Robert Young: No. It was of its time. When I watch old episodes today I see a show with only whites -but that was the reality of the American suburbs in the Fifties. At that time most women wanted to stay at home and look after their families. There was an episode when Constance Ford plays a cousin of Margaret's who is a famous foreign correspondent and visits and says this [the domestic life of the Anderson family] is all she's ever wanted! That was the prevalent philosophy. And America was doing much better in the Fifties than today. I played an insurance salesman and we lived quite well on a sole salary.

This excerpt was taken from page 30 of "Robert Young: Family Man" by James Bawden (JB) in the Fall 2015 (#82) issue of Films of the Golden Age (http://www.filmsofthegoldenage.com/). The episode Mr.
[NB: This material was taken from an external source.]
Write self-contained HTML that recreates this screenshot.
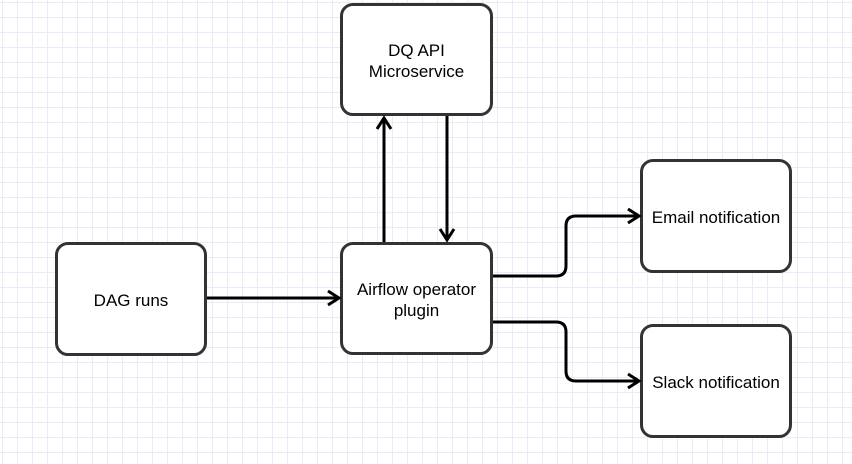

Young is referring to is "An Extraordinary Woman" from season 5.

biffbronson
10-24-2015, 03:21 AM
Thanks for posting that, it's an interesting quote.

I'm not certain what the interviewer meant by "the concept of the American family," and it's even less clear what sugar-coating refers to. The series did touch on subjects like poverty (the boy forced to live in an old bus temporarily) and assimilation of Hispanics, among others.

For a sitcom, I think it did have more than its fair share of "serious" episodes. There was a light touch, such as when the family tries to nurse a little bird back to health.

Sitcoms were not really the domain for subjects like drug abuse, domestic violence, racism, etc. -- this type of stuff was coming on in the early '70s (Ernie on My Three Sons -- "POT?" and of course All In the Family), much later than the FKB era.